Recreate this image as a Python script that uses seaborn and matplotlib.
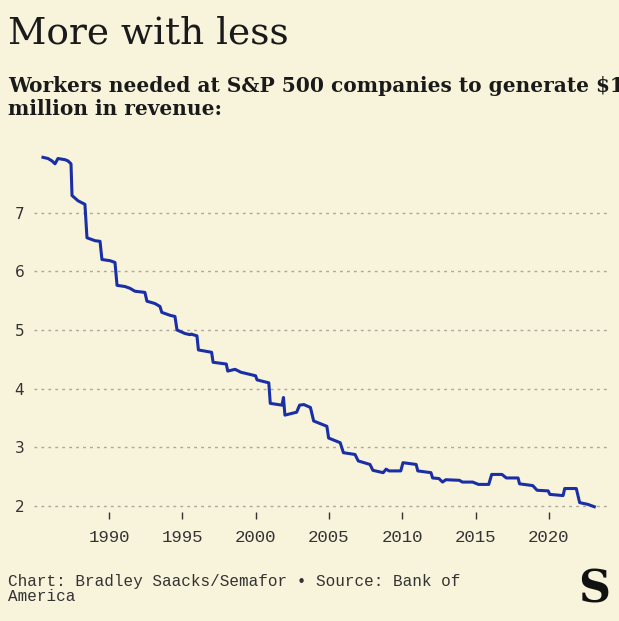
import matplotlib
matplotlib.use("Agg")
import matplotlib.pyplot as plt
import seaborn as sns
import pandas as pd

years = [1985.5,1985.84,1986.11,1986.32,1986.52,1987.0,1987.2,1987.41,1987.48,1987.89,1988.36,1988.5,1989.05,1989.39,
         1989.52,1990.07,1990.41,1990.55,1991.09,1991.43,1991.77,1992.45,1992.59,1993.14,1993.48,1993.6,1994.16,1994.5,
         1994.64,1995.18,1995.52,1995.6,1996.0,1996.1,1997.0,1997.1,1998.0,1998.1,1998.6,1999.0,2000.0,2000.1,2000.9,
         2001.0,2001.8,2001.9,2002.0,2002.8,2003.0,2003.29,2003.74,2003.96,2004.86,2004.98,2005.77,2005.99,2006.78,
         2007.0,2007.8,2008.0,2008.7,2008.9,2009.1,2009.9,2010.05,2010.95,2011.06,2011.96,2012.07,2012.5,2012.75,
         2012.97,2013.9,2014.1,2014.8,2015.2,2015.9,2016.1,2016.8,2017.1,2017.9,2018.0,2018.9,2019.2,2019.95,2020.07,
         2020.97,2021.08,2021.87,2022.1,2022.66,2023.1]
workers = [7.94,7.92,7.88,7.83,7.92,7.90,7.88,7.83,7.29,7.20,7.14,6.57,6.52,6.51,
           6.20,6.18,6.15,5.76,5.74,5.71,5.66,5.64,5.49,5.45,5.40,5.30,5.25,5.23,
           5.0,4.94,4.92,4.93,4.9,4.66,4.62,4.45,4.42,4.3,4.33,4.28,4.22,4.15,4.1,
           3.75,3.72,3.85,3.55,3.6,3.72,3.73,3.68,3.45,3.36,3.16,3.08,2.91,2.88,
           2.77,2.71,2.61,2.57,2.63,2.6,2.6,2.74,2.71,2.6,2.57,2.48,2.47,2.41,
           2.45,2.44,2.41,2.41,2.37,2.37,2.54,2.54,2.48,2.48,2.38,2.35,2.27,2.26,2.2,
           2.18,2.3,2.3,2.06,2.03,1.99]
xticks = [1990,1995,2000,2005,2010,2015,2020]
yticks = [2,3,4,5,6,7]

bg = "#f8f3db"
df = pd.DataFrame({"year": years, "workers": workers})
fig = plt.figure(figsize=(6.19,6.21), dpi=100, facecolor=bg)
ax = fig.add_axes([0.055, 0.1755, 0.93, 0.591], facecolor=bg)
sns.lineplot(data=df, x="year", y="workers", ax=ax, color="#1a2fa6", linewidth=2.2, sort=False)
ax.set_xlim(1984.89, 2024.15)
ax.set_ylim(1.9, 8.15)
ax.set_xticks(xticks)
ax.set_yticks(yticks)
ax.set_xlabel(""); ax.set_ylabel("")
for s in ax.spines.values():
    s.set_visible(False)
ax.grid(axis="y", linestyle=(0,(2,3)), color="#aaa89a", linewidth=1)
ax.grid(axis="x", visible=False)
ax.set_axisbelow(True)
ax.tick_params(axis="y", length=0, labelsize=11, pad=14)
ax.tick_params(axis="x", length=5, width=1, color="#333", labelsize=12.5, pad=8)
for lab in ax.get_xticklabels():
    lab.set_family("Liberation Mono"); lab.set_color("#333")
for lab in ax.get_yticklabels():
    lab.set_family("DejaVu Sans"); lab.set_color("#333"); lab.set_ha("left")

fig.text(0.013, 0.975, "More with less", family="DejaVu Serif", fontsize=27, va="top", color="#1a1a1a")
fig.text(0.013, 0.878, "Workers needed at S&P 500 companies to generate $1\nmillion in revenue:",
         family="DejaVu Serif", fontsize=14.5, fontweight="semibold", va="top", color="#1a1a1a", linespacing=1.2)
fig.text(0.013, 0.075, "Chart: Bradley Saacks/Semafor \u2022 Source: Bank of\nAmerica",
         family="Liberation Mono", fontsize=11.5, va="top", color="#333", linespacing=1.0)
fig.text(0.985, 0.015, "S", family="DejaVu Serif", fontweight="bold", fontsize=32, ha="right", va="bottom", color="#111")
fig.savefig("out.png", dpi=100, facecolor=bg)
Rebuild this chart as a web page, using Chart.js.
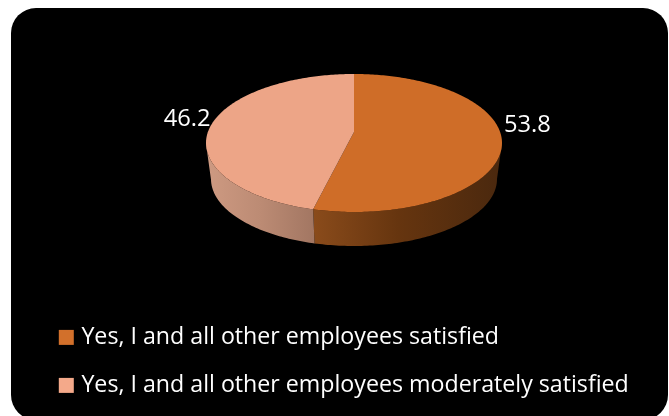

# PROBLEM TO SOLVE:
Of the lines in this material, state how many hold the string "Chart". Write no other words.

# EXERCISE ANSWER:
2